Ryszard Kapuscinski, translated from the Polish by Klara Glowczewska
Knopf, 325 pp., $25.00

Looking for Lovedu: Days and Nights in Africa

Ann Jones
Knopf, 268 pp., $25.00

Landlocked countries used to grow a special crop of daydreams. (“Used to,” because the Boeing and the Airbus long ago replaced the steamship; nobody needs a seaport to fulfill escapist fantasies, and “landlocked” scarcely survives as a category.) Nations that lacked a seacoast or a colonial empire, or were locked up by dictators within their own frontiers, had a special hunger for travelers’ tales about dark continents, palm-bordered islands, fierce jungle peoples, and wild animals greedy for human prey.

In response to this hunger, there grew up a special category of globetrotting reporters, producing in the local language a nourishing stream of books and articles about exotic tropical worlds. And this school of writing was not just a variant of the enormous colonial-adventure literature poured out above all by British and French authors voyaging around their own imperial possessions. It had a special edge, for many of these writers came from long-suppressed European nations, which had a recent history of being invaded, conquered, culturally dominated, and often settled by the Russian, Austro-Hungarian, or German empires. These writers knew all too well what it meant to be at the wrong end of colonialism, and in Africa, Asia, or Polynesia they constantly recognized aspects of their own experience. This is not to say that they were free of color prejudice or that they were necessarily committed to the cause of colonial liberation. But Conrad, for example, even though he wrote for an English readership, had a sense of the ironies and absurdities of tropical empire which Rider Haggard and G.A. Henty and even Flaubert lacked.

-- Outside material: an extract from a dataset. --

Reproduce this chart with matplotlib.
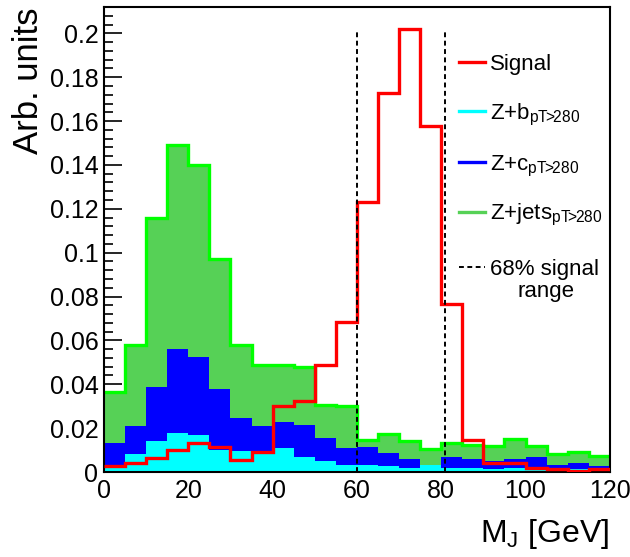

That is the tradition from which Ryszard Kapuscinski springs. “Peoples’ Poland,” the Communist regime which lasted from 1944 to 1989, perpetuated the nation’s old sense of isolation. This yearning for news from the exotic world outside was served at the popular end by a series of “approved” travel writers, like Arkady Fiedler, and at the intellectual, politically daring end by Kapuscinski. If he has a close cultural ancestor, it might be Egon Erwin Kisch, the rasende Reporter—the hurtling newsman—from Prague, who traveled the globe to stimulate the fantasies and rouse the moral outrage of Czech and Austrian readers during the first part of the twentieth century. But unlike Kisch, some of whose scoops nearly unhinged the Hapsburg dynasty, Kapuscinski seldom reported from his home ground. Born in Pinsk, in the eastern borderlands of Poland that were annexed by the Soviet Union, he has written a memorable book of travel and reflection about the debris of the collapsed USSR. Otherwise all his translated books are about his wanderings and discoveries in other continents: Asia, Latin America, and above all Africa.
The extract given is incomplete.